» Record extracts:
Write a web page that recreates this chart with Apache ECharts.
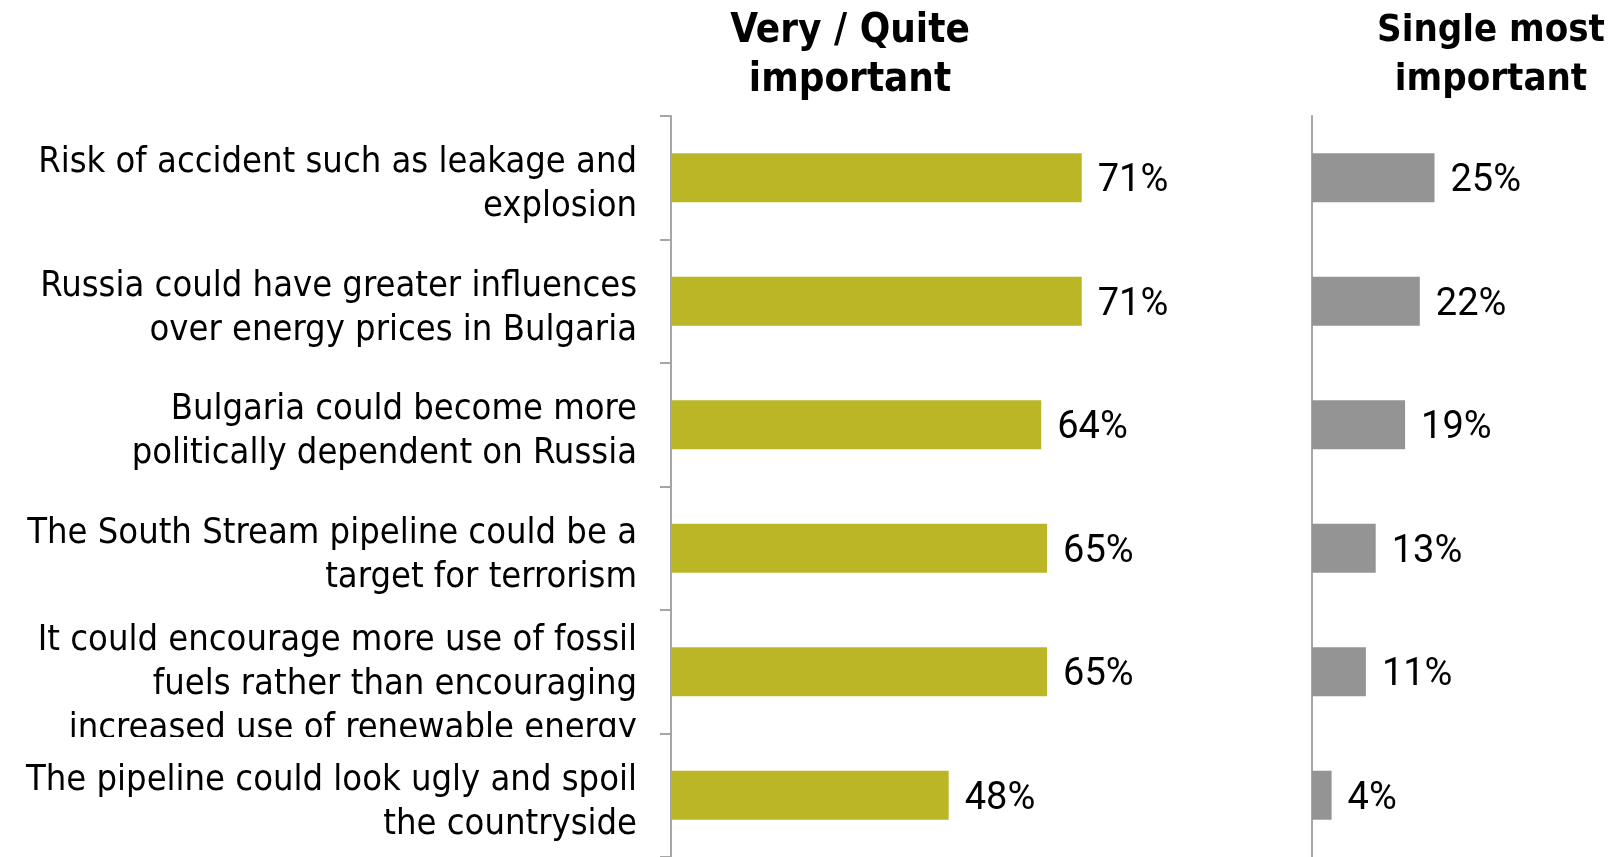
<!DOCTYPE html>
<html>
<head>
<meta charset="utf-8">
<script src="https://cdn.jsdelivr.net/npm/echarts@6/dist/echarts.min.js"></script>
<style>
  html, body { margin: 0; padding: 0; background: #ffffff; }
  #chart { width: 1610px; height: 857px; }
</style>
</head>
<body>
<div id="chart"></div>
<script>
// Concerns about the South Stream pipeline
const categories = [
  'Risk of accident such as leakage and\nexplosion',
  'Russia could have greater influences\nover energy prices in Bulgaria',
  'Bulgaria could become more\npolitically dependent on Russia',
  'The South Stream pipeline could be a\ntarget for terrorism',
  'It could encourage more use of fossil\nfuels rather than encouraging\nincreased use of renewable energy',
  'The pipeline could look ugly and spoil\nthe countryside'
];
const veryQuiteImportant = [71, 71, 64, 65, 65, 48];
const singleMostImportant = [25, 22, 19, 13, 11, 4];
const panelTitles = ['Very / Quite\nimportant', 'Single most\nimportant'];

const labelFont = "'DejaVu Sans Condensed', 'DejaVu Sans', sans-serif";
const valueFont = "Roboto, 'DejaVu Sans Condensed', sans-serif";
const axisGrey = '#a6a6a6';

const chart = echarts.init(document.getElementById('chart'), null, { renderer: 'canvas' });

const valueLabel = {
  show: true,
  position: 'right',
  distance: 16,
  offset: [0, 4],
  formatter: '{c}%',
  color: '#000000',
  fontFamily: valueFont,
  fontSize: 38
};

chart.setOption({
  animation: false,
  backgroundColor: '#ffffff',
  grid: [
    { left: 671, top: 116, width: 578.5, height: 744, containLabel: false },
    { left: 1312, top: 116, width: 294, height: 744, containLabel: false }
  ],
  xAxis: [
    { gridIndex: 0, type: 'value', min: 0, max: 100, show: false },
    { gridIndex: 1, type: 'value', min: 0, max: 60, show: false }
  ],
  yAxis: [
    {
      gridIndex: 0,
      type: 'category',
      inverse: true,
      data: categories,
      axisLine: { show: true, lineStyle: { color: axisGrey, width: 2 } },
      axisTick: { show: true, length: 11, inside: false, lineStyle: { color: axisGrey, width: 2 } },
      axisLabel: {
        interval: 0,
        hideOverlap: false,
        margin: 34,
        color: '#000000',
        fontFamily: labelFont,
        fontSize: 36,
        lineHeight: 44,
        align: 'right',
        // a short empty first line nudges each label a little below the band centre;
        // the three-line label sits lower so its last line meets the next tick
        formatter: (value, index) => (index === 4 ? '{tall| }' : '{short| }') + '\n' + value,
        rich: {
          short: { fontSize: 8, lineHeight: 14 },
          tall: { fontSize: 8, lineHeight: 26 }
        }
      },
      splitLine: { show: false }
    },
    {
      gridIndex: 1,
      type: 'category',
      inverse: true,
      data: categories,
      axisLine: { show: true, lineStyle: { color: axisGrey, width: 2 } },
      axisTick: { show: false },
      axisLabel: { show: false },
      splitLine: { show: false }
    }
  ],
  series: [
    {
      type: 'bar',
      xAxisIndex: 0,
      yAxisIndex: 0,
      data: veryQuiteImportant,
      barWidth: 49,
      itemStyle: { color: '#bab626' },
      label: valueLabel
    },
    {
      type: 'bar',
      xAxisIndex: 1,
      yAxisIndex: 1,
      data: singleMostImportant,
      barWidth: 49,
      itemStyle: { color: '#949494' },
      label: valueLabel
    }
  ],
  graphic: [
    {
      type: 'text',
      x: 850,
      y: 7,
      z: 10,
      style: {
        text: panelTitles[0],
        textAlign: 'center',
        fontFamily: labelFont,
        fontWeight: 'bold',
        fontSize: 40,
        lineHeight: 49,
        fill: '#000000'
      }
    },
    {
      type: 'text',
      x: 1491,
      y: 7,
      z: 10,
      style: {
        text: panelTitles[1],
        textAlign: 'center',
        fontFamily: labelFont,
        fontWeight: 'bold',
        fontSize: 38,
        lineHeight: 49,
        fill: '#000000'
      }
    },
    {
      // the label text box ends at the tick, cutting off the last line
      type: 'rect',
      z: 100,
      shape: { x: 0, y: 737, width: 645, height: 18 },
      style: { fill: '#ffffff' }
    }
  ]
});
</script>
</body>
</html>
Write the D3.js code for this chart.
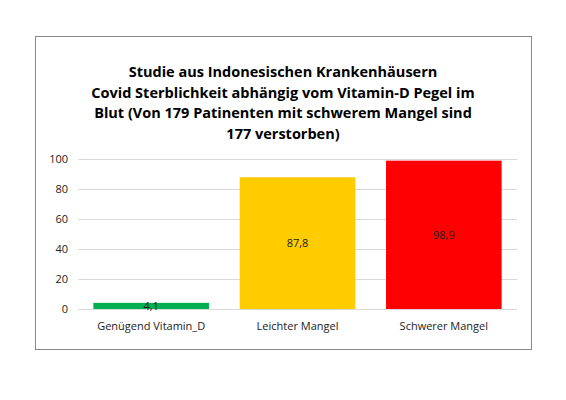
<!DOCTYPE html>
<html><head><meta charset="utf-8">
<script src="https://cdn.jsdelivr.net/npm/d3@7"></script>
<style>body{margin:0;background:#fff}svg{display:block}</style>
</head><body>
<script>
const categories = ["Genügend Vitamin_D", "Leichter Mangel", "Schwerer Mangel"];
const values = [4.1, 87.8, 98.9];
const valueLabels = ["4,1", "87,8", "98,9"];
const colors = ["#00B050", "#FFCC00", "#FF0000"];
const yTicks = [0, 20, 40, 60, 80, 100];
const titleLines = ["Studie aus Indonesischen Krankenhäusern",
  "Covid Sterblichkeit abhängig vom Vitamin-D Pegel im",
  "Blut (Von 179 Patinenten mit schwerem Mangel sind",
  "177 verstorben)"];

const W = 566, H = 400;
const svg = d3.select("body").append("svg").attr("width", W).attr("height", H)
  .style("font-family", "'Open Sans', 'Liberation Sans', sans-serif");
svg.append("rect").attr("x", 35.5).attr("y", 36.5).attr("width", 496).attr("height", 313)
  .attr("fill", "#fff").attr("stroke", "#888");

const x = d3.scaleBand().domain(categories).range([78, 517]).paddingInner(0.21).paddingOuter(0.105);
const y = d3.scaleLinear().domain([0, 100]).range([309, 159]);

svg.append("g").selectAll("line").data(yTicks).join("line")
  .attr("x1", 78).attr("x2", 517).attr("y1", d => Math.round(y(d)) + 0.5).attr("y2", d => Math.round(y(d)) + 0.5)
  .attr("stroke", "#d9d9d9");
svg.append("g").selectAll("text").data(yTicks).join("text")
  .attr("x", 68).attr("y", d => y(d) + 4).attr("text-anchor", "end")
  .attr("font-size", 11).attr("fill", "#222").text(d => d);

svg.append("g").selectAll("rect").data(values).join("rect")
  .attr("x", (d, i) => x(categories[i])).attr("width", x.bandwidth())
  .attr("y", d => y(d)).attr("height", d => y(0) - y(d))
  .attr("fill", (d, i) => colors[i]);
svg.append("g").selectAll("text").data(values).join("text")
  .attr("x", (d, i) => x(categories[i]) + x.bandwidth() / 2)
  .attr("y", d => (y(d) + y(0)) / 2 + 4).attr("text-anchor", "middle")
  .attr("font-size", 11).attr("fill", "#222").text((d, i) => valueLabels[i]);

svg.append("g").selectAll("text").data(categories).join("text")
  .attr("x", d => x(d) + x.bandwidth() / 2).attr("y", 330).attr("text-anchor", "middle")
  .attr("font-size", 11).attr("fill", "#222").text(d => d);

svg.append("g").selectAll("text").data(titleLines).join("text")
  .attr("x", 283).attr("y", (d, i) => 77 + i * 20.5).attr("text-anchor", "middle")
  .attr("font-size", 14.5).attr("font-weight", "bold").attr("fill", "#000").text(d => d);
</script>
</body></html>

» Your objective: Extract the text of all the records above verbatim, excluding pictures.

» Written solution:
Write a web page that recreates this chart with Apache ECharts.
<!DOCTYPE html>
<html>
<head>
<meta charset="utf-8">
<script src="https://cdn.jsdelivr.net/npm/echarts@6/dist/echarts.min.js"></script>
<style>
  html, body { margin: 0; padding: 0; background: #ffffff; }
  #chart { width: 1610px; height: 857px; }
</style>
</head>
<body>
<div id="chart"></div>
<script>
// Concerns about the South Stream pipeline
const categories = [
  'Risk of accident such as leakage and\nexplosion',
  'Russia could have greater influences\nover energy prices in Bulgaria',
  'Bulgaria could become more\npolitically dependent on Russia',
  'The South Stream pipeline could be a\ntarget for terrorism',
  'It could encourage more use of fossil\nfuels rather than encouraging\nincreased use of renewable energy',
  'The pipeline could look ugly and spoil\nthe countryside'
];
const veryQuiteImportant = [71, 71, 64, 65, 65, 48];
const singleMostImportant = [25, 22, 19, 13, 11, 4];
const panelTitles = ['Very / Quite\nimportant', 'Single most\nimportant'];

const labelFont = "'DejaVu Sans Condensed', 'DejaVu Sans', sans-serif";
const valueFont = "Roboto, 'DejaVu Sans Condensed', sans-serif";
const axisGrey = '#a6a6a6';

const chart = echarts.init(document.getElementById('chart'), null, { renderer: 'canvas' });

const valueLabel = {
  show: true,
  position: 'right',
  distance: 16,
  offset: [0, 4],
  formatter: '{c}%',
  color: '#000000',
  fontFamily: valueFont,
  fontSize: 38
};

chart.setOption({
  animation: false,
  backgroundColor: '#ffffff',
  grid: [
    { left: 671, top: 116, width: 578.5, height: 744, containLabel: false },
    { left: 1312, top: 116, width: 294, height: 744, containLabel: false }
  ],
  xAxis: [
    { gridIndex: 0, type: 'value', min: 0, max: 100, show: false },
    { gridIndex: 1, type: 'value', min: 0, max: 60, show: false }
  ],
  yAxis: [
    {
      gridIndex: 0,
      type: 'category',
      inverse: true,
      data: categories,
      axisLine: { show: true, lineStyle: { color: axisGrey, width: 2 } },
      axisTick: { show: true, length: 11, inside: false, lineStyle: { color: axisGrey, width: 2 } },
      axisLabel: {
        interval: 0,
        hideOverlap: false,
        margin: 34,
        color: '#000000',
        fontFamily: labelFont,
        fontSize: 36,
        lineHeight: 44,
        align: 'right',
        // a short empty first line nudges each label a little below the band centre;
        // the three-line label sits lower so its last line meets the next tick
        formatter: (value, index) => (index === 4 ? '{tall| }' : '{short| }') + '\n' + value,
        rich: {
          short: { fontSize: 8, lineHeight: 14 },
          tall: { fontSize: 8, lineHeight: 26 }
        }
      },
      splitLine: { show: false }
    },
    {
      gridIndex: 1,
      type: 'category',
      inverse: true,
      data: categories,
      axisLine: { show: true, lineStyle: { color: axisGrey, width: 2 } },
      axisTick: { show: false },
      axisLabel: { show: false },
      splitLine: { show: false }
    }
  ],
  series: [
    {
      type: 'bar',
      xAxisIndex: 0,
      yAxisIndex: 0,
      data: veryQuiteImportant,
      barWidth: 49,
      itemStyle: { color: '#bab626' },
      label: valueLabel
    },
    {
      type: 'bar',
      xAxisIndex: 1,
      yAxisIndex: 1,
      data: singleMostImportant,
      barWidth: 49,
      itemStyle: { color: '#949494' },
      label: valueLabel
    }
  ],
  graphic: [
    {
      type: 'text',
      x: 850,
      y: 7,
      z: 10,
      style: {
        text: panelTitles[0],
        textAlign: 'center',
        fontFamily: labelFont,
        fontWeight: 'bold',
        fontSize: 40,
        lineHeight: 49,
        fill: '#000000'
      }
    },
    {
      type: 'text',
      x: 1491,
      y: 7,
      z: 10,
      style: {
        text: panelTitles[1],
        textAlign: 'center',
        fontFamily: labelFont,
        fontWeight: 'bold',
        fontSize: 38,
        lineHeight: 49,
        fill: '#000000'
      }
    },
    {
      // the label text box ends at the tick, cutting off the last line
      type: 'rect',
      z: 100,
      shape: { x: 0, y: 737, width: 645, height: 18 },
      style: { fill: '#ffffff' }
    }
  ]
});
</script>
</body>
</html>
Write the D3.js code for this chart.
<!DOCTYPE html>
<html><head><meta charset="utf-8">
<script src="https://cdn.jsdelivr.net/npm/d3@7"></script>
<style>body{margin:0;background:#fff}svg{display:block}</style>
</head><body>
<script>
const categories = ["Genügend Vitamin_D", "Leichter Mangel", "Schwerer Mangel"];
const values = [4.1, 87.8, 98.9];
const valueLabels = ["4,1", "87,8", "98,9"];
const colors = ["#00B050", "#FFCC00", "#FF0000"];
const yTicks = [0, 20, 40, 60, 80, 100];
const titleLines = ["Studie aus Indonesischen Krankenhäusern",
  "Covid Sterblichkeit abhängig vom Vitamin-D Pegel im",
  "Blut (Von 179 Patinenten mit schwerem Mangel sind",
  "177 verstorben)"];

const W = 566, H = 400;
const svg = d3.select("body").append("svg").attr("width", W).attr("height", H)
  .style("font-family", "'Open Sans', 'Liberation Sans', sans-serif");
svg.append("rect").attr("x", 35.5).attr("y", 36.5).attr("width", 496).attr("height", 313)
  .attr("fill", "#fff").attr("stroke", "#888");

const x = d3.scaleBand().domain(categories).range([78, 517]).paddingInner(0.21).paddingOuter(0.105);
const y = d3.scaleLinear().domain([0, 100]).range([309, 159]);

svg.append("g").selectAll("line").data(yTicks).join("line")
  .attr("x1", 78).attr("x2", 517).attr("y1", d => Math.round(y(d)) + 0.5).attr("y2", d => Math.round(y(d)) + 0.5)
  .attr("stroke", "#d9d9d9");
svg.append("g").selectAll("text").data(yTicks).join("text")
  .attr("x", 68).attr("y", d => y(d) + 4).attr("text-anchor", "end")
  .attr("font-size", 11).attr("fill", "#222").text(d => d);

svg.append("g").selectAll("rect").data(values).join("rect")
  .attr("x", (d, i) => x(categories[i])).attr("width", x.bandwidth())
  .attr("y", d => y(d)).attr("height", d => y(0) - y(d))
  .attr("fill", (d, i) => colors[i]);
svg.append("g").selectAll("text").data(values).join("text")
  .attr("x", (d, i) => x(categories[i]) + x.bandwidth() / 2)
  .attr("y", d => (y(d) + y(0)) / 2 + 4).attr("text-anchor", "middle")
  .attr("font-size", 11).attr("fill", "#222").text((d, i) => valueLabels[i]);

svg.append("g").selectAll("text").data(categories).join("text")
  .attr("x", d => x(d) + x.bandwidth() / 2).attr("y", 330).attr("text-anchor", "middle")
  .attr("font-size", 11).attr("fill", "#222").text(d => d);

svg.append("g").selectAll("text").data(titleLines).join("text")
  .attr("x", 283).attr("y", (d, i) => 77 + i * 20.5).attr("text-anchor", "middle")
  .attr("font-size", 14.5).attr("font-weight", "bold").attr("fill", "#000").text(d => d);
</script>
</body></html>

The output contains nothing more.